### Supplied data
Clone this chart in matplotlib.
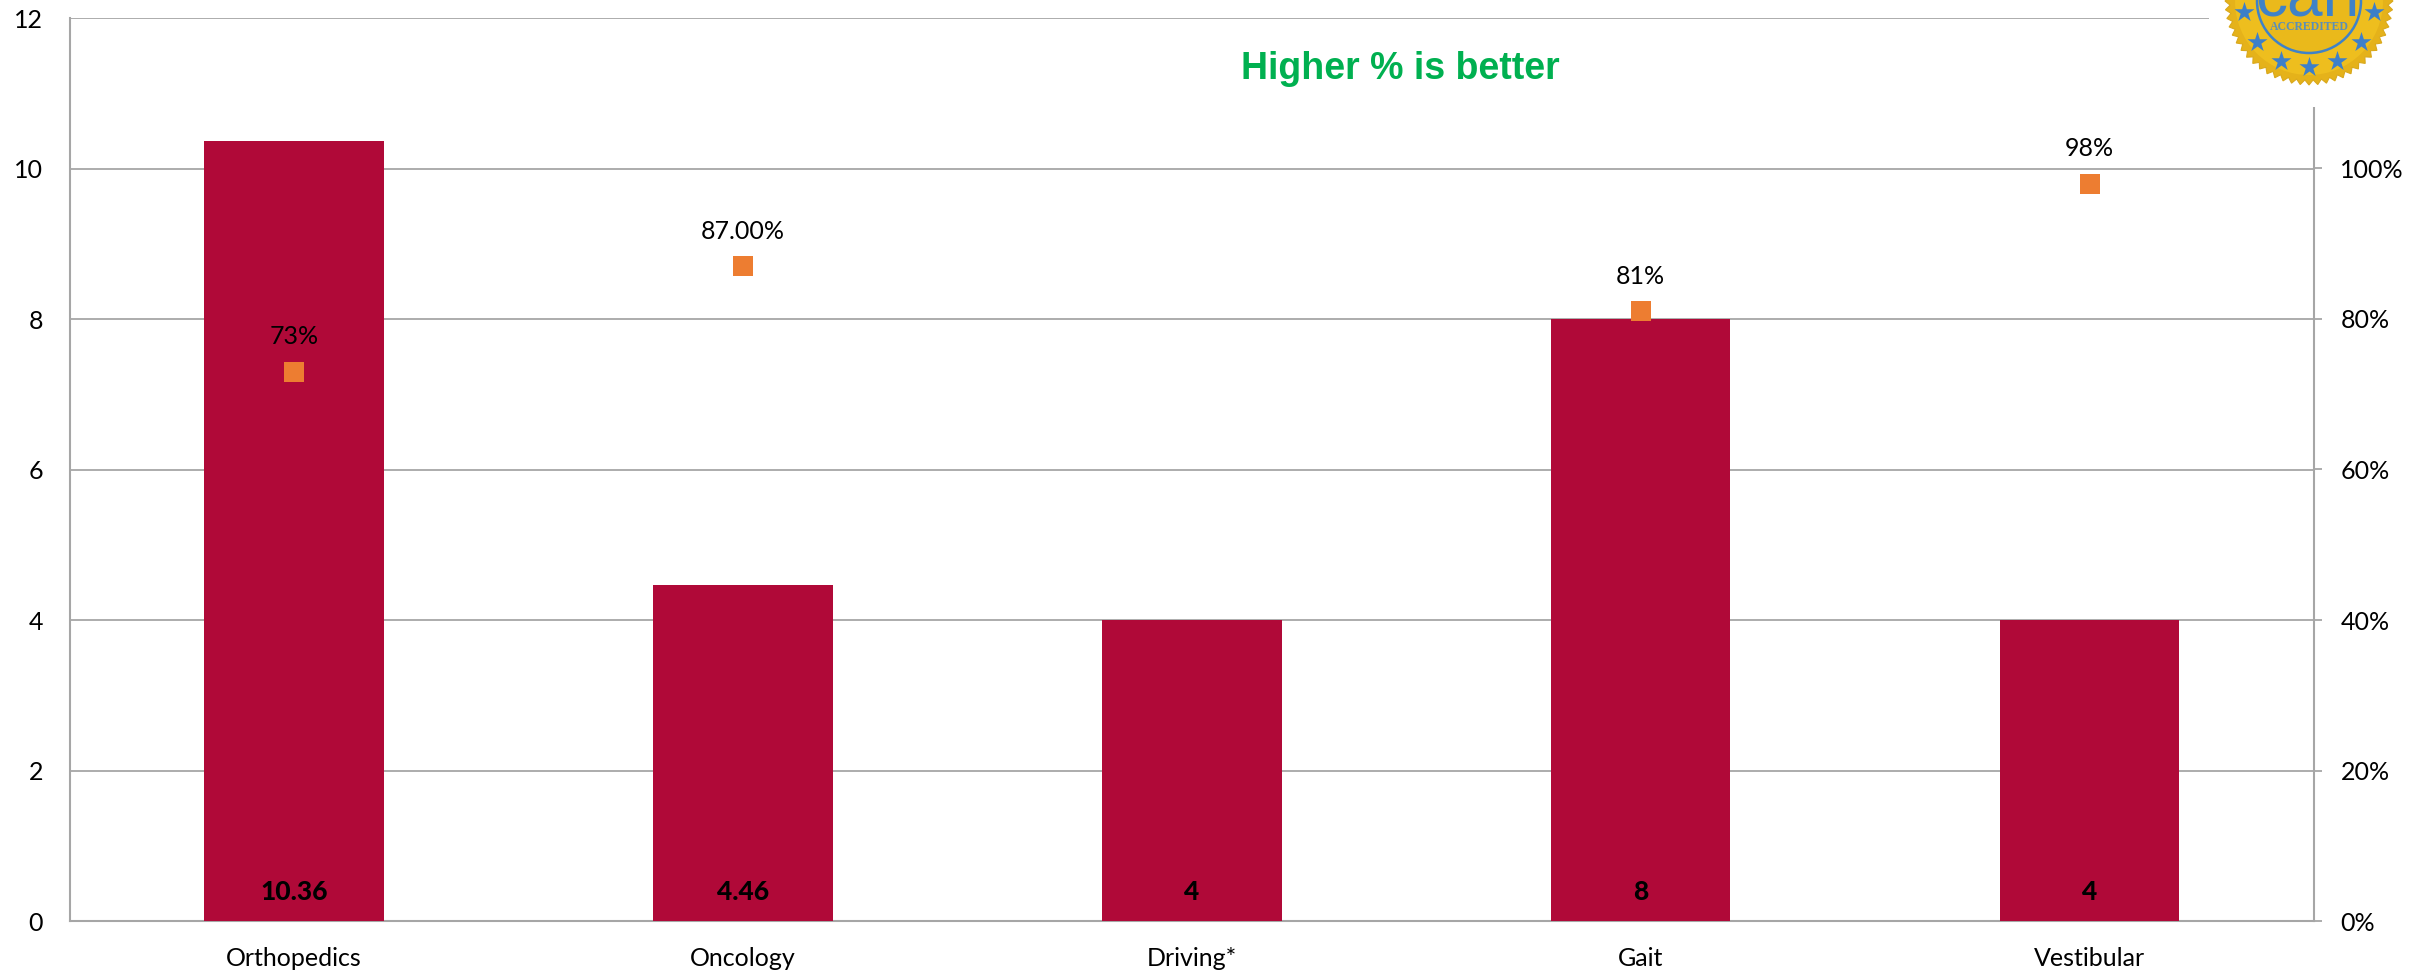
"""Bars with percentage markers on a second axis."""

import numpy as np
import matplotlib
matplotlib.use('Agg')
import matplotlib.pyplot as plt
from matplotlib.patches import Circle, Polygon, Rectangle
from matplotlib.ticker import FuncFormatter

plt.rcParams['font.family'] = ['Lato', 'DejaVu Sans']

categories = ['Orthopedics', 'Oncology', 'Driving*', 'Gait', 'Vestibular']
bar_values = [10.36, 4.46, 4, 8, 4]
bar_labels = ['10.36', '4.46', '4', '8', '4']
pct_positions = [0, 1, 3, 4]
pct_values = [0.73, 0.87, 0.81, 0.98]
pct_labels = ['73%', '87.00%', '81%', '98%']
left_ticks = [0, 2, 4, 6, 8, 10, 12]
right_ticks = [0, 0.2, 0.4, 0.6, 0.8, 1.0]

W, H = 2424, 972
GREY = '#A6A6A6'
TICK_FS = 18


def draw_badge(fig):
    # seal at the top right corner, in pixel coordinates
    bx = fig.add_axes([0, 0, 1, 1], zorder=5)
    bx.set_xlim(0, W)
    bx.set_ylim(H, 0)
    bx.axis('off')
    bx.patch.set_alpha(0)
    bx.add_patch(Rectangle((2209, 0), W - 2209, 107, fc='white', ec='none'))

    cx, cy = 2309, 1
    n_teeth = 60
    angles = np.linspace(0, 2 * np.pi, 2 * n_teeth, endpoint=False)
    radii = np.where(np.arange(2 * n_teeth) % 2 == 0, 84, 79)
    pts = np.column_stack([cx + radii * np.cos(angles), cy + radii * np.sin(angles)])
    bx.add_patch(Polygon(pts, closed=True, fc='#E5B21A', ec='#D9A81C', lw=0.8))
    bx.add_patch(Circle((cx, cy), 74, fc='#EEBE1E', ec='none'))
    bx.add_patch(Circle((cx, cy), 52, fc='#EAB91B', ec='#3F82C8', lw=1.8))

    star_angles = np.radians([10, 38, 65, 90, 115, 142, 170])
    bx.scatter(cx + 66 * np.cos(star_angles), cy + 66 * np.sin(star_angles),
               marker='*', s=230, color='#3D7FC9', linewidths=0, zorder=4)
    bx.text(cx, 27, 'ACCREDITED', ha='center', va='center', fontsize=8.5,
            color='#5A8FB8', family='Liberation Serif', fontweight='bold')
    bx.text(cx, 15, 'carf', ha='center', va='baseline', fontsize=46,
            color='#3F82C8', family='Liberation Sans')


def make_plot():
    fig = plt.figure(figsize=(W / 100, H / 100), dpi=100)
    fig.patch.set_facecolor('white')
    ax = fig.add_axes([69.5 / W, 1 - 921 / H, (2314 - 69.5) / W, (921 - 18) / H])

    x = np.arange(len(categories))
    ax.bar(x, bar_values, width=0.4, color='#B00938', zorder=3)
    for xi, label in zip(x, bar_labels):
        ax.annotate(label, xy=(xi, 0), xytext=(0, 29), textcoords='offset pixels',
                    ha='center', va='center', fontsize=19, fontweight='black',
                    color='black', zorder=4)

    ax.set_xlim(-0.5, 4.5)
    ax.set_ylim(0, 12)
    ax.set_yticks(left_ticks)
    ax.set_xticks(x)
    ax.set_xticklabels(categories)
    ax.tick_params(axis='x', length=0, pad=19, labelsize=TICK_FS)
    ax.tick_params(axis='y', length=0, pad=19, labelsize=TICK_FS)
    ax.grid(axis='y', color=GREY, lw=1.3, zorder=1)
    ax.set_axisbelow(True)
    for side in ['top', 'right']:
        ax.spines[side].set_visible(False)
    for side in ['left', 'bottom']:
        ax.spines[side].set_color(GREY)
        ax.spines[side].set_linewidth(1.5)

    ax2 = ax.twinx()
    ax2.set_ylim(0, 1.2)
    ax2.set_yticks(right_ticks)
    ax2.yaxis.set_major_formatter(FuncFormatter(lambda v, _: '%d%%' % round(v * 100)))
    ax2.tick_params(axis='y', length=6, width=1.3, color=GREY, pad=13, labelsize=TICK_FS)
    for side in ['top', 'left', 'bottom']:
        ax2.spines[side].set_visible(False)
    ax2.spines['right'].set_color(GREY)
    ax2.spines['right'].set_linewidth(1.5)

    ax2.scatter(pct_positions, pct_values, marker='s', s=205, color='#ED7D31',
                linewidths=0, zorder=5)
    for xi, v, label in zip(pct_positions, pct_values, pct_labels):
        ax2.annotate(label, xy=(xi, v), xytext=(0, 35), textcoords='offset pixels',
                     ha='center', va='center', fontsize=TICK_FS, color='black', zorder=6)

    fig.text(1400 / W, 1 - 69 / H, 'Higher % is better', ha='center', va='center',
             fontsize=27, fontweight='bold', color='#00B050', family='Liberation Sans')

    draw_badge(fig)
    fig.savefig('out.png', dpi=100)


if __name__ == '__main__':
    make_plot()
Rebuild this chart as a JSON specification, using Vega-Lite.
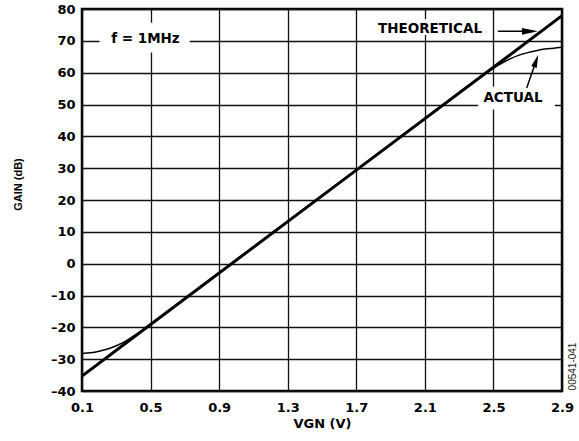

### What is expected
Restate each entry word for word, please, but drop any images it holds.

### Final result
Clone this chart in matplotlib.
"""Bars with percentage markers on a second axis."""

import numpy as np
import matplotlib
matplotlib.use('Agg')
import matplotlib.pyplot as plt
from matplotlib.patches import Circle, Polygon, Rectangle
from matplotlib.ticker import FuncFormatter

plt.rcParams['font.family'] = ['Lato', 'DejaVu Sans']

categories = ['Orthopedics', 'Oncology', 'Driving*', 'Gait', 'Vestibular']
bar_values = [10.36, 4.46, 4, 8, 4]
bar_labels = ['10.36', '4.46', '4', '8', '4']
pct_positions = [0, 1, 3, 4]
pct_values = [0.73, 0.87, 0.81, 0.98]
pct_labels = ['73%', '87.00%', '81%', '98%']
left_ticks = [0, 2, 4, 6, 8, 10, 12]
right_ticks = [0, 0.2, 0.4, 0.6, 0.8, 1.0]

W, H = 2424, 972
GREY = '#A6A6A6'
TICK_FS = 18


def draw_badge(fig):
    # seal at the top right corner, in pixel coordinates
    bx = fig.add_axes([0, 0, 1, 1], zorder=5)
    bx.set_xlim(0, W)
    bx.set_ylim(H, 0)
    bx.axis('off')
    bx.patch.set_alpha(0)
    bx.add_patch(Rectangle((2209, 0), W - 2209, 107, fc='white', ec='none'))

    cx, cy = 2309, 1
    n_teeth = 60
    angles = np.linspace(0, 2 * np.pi, 2 * n_teeth, endpoint=False)
    radii = np.where(np.arange(2 * n_teeth) % 2 == 0, 84, 79)
    pts = np.column_stack([cx + radii * np.cos(angles), cy + radii * np.sin(angles)])
    bx.add_patch(Polygon(pts, closed=True, fc='#E5B21A', ec='#D9A81C', lw=0.8))
    bx.add_patch(Circle((cx, cy), 74, fc='#EEBE1E', ec='none'))
    bx.add_patch(Circle((cx, cy), 52, fc='#EAB91B', ec='#3F82C8', lw=1.8))

    star_angles = np.radians([10, 38, 65, 90, 115, 142, 170])
    bx.scatter(cx + 66 * np.cos(star_angles), cy + 66 * np.sin(star_angles),
               marker='*', s=230, color='#3D7FC9', linewidths=0, zorder=4)
    bx.text(cx, 27, 'ACCREDITED', ha='center', va='center', fontsize=8.5,
            color='#5A8FB8', family='Liberation Serif', fontweight='bold')
    bx.text(cx, 15, 'carf', ha='center', va='baseline', fontsize=46,
            color='#3F82C8', family='Liberation Sans')


def make_plot():
    fig = plt.figure(figsize=(W / 100, H / 100), dpi=100)
    fig.patch.set_facecolor('white')
    ax = fig.add_axes([69.5 / W, 1 - 921 / H, (2314 - 69.5) / W, (921 - 18) / H])

    x = np.arange(len(categories))
    ax.bar(x, bar_values, width=0.4, color='#B00938', zorder=3)
    for xi, label in zip(x, bar_labels):
        ax.annotate(label, xy=(xi, 0), xytext=(0, 29), textcoords='offset pixels',
                    ha='center', va='center', fontsize=19, fontweight='black',
                    color='black', zorder=4)

    ax.set_xlim(-0.5, 4.5)
    ax.set_ylim(0, 12)
    ax.set_yticks(left_ticks)
    ax.set_xticks(x)
    ax.set_xticklabels(categories)
    ax.tick_params(axis='x', length=0, pad=19, labelsize=TICK_FS)
    ax.tick_params(axis='y', length=0, pad=19, labelsize=TICK_FS)
    ax.grid(axis='y', color=GREY, lw=1.3, zorder=1)
    ax.set_axisbelow(True)
    for side in ['top', 'right']:
        ax.spines[side].set_visible(False)
    for side in ['left', 'bottom']:
        ax.spines[side].set_color(GREY)
        ax.spines[side].set_linewidth(1.5)

    ax2 = ax.twinx()
    ax2.set_ylim(0, 1.2)
    ax2.set_yticks(right_ticks)
    ax2.yaxis.set_major_formatter(FuncFormatter(lambda v, _: '%d%%' % round(v * 100)))
    ax2.tick_params(axis='y', length=6, width=1.3, color=GREY, pad=13, labelsize=TICK_FS)
    for side in ['top', 'left', 'bottom']:
        ax2.spines[side].set_visible(False)
    ax2.spines['right'].set_color(GREY)
    ax2.spines['right'].set_linewidth(1.5)

    ax2.scatter(pct_positions, pct_values, marker='s', s=205, color='#ED7D31',
                linewidths=0, zorder=5)
    for xi, v, label in zip(pct_positions, pct_values, pct_labels):
        ax2.annotate(label, xy=(xi, v), xytext=(0, 35), textcoords='offset pixels',
                     ha='center', va='center', fontsize=TICK_FS, color='black', zorder=6)

    fig.text(1400 / W, 1 - 69 / H, 'Higher % is better', ha='center', va='center',
             fontsize=27, fontweight='bold', color='#00B050', family='Liberation Sans')

    draw_badge(fig)
    fig.savefig('out.png', dpi=100)


if __name__ == '__main__':
    make_plot()
Rebuild this chart as a JSON specification, using Vega-Lite.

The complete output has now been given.